Kein Personal, keine Zeit, und keine Zeit, einem Grundstückseigentümer oder dessen beauftragten Verwalter Auskunft über die amtliche Vermessungssituation zu geben. Das wäre ja auch noch schöner. Das Gegenteil von öffentlicher Verwaltung heißt übrigens „flamboyant“ zu sein. Jaja, und ich bin der Kaiser von China. Guter Witz.

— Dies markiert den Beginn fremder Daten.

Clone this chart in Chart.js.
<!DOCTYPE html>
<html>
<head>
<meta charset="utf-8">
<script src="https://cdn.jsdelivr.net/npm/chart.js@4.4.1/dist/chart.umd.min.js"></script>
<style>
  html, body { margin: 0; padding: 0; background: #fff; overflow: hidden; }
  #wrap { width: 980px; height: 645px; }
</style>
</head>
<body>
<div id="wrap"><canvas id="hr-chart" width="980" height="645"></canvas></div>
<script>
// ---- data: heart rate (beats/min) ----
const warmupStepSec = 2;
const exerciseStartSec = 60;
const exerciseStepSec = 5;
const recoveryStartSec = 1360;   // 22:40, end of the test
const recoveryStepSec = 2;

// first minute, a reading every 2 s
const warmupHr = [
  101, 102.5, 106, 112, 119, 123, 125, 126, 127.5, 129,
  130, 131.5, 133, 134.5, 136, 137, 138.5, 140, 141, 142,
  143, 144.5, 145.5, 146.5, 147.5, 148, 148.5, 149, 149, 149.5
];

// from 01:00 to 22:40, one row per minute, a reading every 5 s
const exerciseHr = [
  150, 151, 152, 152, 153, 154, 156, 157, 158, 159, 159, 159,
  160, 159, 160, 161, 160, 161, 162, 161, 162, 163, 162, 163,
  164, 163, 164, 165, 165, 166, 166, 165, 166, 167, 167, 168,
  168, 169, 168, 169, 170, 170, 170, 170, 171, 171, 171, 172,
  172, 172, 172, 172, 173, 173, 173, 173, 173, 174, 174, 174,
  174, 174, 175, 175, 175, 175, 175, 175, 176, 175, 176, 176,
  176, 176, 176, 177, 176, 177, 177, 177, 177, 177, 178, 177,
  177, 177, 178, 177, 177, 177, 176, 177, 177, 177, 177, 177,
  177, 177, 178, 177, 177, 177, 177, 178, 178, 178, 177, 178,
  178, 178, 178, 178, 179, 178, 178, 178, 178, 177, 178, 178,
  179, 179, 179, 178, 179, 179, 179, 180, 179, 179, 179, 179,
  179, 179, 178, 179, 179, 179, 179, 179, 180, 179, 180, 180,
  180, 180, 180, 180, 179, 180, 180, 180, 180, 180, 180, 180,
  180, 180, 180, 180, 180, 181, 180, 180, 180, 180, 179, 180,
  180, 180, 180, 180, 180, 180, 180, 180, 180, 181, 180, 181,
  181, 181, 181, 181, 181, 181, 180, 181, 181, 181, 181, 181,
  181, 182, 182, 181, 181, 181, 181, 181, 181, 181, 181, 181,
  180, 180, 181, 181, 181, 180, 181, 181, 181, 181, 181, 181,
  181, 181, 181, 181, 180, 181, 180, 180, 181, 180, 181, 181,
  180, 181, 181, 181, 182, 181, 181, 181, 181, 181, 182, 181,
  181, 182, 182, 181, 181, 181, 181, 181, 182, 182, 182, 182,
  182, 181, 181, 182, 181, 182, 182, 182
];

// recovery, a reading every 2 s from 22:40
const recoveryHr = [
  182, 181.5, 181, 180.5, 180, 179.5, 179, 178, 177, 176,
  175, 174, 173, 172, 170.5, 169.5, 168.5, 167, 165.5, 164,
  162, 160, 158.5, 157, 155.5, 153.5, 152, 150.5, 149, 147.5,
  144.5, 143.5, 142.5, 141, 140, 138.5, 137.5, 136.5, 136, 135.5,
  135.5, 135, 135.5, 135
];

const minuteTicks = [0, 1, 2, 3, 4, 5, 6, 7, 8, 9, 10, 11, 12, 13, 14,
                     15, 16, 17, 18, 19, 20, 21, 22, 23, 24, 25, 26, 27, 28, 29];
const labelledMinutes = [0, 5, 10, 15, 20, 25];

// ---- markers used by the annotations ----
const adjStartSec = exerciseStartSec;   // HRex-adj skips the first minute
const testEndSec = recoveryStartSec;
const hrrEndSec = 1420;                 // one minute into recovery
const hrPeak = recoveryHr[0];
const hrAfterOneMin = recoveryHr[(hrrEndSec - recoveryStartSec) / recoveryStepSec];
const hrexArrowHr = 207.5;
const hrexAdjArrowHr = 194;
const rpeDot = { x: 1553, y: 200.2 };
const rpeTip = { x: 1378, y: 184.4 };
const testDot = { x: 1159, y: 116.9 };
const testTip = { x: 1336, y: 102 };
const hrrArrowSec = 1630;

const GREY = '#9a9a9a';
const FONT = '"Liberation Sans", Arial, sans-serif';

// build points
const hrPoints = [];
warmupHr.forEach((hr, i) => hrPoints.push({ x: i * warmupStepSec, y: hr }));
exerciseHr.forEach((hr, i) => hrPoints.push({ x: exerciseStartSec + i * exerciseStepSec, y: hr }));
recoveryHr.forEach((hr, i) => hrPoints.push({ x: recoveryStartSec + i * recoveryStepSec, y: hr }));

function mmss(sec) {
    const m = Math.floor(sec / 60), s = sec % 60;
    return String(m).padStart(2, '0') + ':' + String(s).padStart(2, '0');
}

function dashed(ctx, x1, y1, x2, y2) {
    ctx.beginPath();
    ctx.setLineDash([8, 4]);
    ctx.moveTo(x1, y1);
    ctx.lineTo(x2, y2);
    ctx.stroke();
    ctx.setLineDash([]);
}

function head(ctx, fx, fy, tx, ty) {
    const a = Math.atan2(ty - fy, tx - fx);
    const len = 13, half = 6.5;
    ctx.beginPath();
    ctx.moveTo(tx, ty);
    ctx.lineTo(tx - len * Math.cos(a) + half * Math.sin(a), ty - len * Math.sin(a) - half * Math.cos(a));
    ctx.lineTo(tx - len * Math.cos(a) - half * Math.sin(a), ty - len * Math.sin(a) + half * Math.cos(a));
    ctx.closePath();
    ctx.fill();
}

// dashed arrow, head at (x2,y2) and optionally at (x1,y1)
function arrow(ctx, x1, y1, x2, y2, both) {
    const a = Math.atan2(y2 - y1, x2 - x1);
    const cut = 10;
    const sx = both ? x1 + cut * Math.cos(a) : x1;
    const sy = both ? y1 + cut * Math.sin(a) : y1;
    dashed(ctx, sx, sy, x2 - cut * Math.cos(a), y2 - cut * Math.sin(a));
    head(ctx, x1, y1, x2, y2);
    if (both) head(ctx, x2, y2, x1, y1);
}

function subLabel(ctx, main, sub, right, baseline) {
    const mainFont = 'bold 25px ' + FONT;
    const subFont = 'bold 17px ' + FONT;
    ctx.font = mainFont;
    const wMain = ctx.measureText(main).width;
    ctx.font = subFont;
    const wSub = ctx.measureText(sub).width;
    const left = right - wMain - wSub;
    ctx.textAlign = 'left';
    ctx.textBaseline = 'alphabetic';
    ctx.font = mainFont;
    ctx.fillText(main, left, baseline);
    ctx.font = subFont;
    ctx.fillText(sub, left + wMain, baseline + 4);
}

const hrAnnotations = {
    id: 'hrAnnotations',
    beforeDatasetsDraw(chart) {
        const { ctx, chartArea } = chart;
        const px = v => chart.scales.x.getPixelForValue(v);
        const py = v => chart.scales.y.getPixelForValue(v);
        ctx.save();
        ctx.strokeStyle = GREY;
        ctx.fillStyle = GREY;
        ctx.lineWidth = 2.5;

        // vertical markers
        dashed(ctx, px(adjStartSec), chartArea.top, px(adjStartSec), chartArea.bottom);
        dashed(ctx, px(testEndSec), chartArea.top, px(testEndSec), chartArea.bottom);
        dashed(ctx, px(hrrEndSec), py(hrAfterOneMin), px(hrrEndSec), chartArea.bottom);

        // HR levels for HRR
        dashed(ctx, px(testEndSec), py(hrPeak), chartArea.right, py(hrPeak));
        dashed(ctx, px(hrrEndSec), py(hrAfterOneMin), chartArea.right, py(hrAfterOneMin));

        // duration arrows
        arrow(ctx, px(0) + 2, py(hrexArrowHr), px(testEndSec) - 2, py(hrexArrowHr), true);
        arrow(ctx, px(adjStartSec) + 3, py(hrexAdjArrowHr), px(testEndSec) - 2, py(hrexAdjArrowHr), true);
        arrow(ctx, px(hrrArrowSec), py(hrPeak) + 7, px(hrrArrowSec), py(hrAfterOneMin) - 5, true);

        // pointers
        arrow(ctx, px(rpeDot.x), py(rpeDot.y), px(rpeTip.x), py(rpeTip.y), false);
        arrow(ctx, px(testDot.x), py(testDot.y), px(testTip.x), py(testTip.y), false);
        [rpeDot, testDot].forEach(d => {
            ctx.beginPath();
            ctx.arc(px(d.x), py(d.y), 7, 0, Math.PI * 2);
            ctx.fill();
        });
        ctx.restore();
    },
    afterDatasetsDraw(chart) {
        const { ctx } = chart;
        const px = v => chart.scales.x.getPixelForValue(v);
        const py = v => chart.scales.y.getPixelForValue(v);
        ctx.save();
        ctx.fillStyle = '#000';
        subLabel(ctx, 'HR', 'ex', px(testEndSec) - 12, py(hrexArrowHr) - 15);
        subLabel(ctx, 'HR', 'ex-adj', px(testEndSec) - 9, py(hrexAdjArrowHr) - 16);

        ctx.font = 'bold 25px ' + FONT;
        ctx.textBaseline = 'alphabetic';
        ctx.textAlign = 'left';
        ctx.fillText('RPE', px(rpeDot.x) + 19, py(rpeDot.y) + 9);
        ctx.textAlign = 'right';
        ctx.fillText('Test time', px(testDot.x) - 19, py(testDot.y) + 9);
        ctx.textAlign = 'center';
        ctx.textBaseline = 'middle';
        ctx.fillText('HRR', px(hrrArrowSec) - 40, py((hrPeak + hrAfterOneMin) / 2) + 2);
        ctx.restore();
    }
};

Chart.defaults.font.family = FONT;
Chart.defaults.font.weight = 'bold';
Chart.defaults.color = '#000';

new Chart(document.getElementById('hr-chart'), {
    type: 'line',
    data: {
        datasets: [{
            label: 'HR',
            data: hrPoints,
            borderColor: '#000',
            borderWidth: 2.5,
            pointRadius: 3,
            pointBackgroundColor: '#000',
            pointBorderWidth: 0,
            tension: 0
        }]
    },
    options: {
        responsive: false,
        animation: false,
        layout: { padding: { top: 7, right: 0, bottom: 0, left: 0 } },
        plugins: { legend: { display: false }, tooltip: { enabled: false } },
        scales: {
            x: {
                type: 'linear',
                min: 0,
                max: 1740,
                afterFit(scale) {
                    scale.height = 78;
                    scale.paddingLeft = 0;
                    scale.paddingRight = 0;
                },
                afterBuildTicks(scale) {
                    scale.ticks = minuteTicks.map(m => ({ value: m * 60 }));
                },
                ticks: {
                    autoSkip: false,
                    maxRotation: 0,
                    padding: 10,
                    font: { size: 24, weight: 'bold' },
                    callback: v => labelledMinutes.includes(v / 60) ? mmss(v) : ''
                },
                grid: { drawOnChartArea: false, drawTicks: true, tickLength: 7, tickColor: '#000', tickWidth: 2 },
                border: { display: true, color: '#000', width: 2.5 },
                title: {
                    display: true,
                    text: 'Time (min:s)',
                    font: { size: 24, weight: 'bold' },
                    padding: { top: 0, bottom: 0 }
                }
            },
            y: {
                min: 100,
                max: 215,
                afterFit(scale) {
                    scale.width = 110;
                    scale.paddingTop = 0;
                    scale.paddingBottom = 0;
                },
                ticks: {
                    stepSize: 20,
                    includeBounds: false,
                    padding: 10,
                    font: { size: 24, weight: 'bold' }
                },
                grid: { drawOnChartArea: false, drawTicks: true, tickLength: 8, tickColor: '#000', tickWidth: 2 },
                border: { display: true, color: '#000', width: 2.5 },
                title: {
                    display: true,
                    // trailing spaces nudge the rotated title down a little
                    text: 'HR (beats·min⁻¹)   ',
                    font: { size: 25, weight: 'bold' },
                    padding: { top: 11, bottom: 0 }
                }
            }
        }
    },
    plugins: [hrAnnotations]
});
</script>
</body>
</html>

Das Vermessungsamt ist eine Perle der öffentlichen Verwaltungskultur. Wir fassen zusammen: Das Vermessungsamt zu fragen, wie die Grundstücksgrenzen konkret sind, kann „vermessen“ erscheinen. Schon gar nicht darf man Antwort auf eine solche Frage erwarten. Sie stört die öffentliche Verwaltung in ihrer Larmoyanz. Dies aber ist „amtsbekannt“ und so lautet auch die offizielle Argumentation für die Abwehr unlauterer Anfragen nach „richtigen Grenzen“ eines Grundstücks: Man selbst ist dafür zu wenig sachverständig. Das hatten wir ja auch schon in dem Telefonat mit dem Sachbearbeiter. Wir sind aufgeklärte Haus- und Grundstücksverwalter. Wir wissen, wir sind dafür nicht autorisiert, das zu fragen. Auch das hörten wir im ersten Telefonat. Das alles kann im Telefonat kurzerhand geklärt werden. Nun haben wir es zusätzlich noch schriftlich.

Heute ist Walpurgisnacht und alles scheint wie verhext. Abrakadabra, wir zaubern uns eine Idee davon, wir könnten Grundstücksgrenzen klären. Ersatzweise können wir wegen des schönen Wetters auch ein Eis lutschen.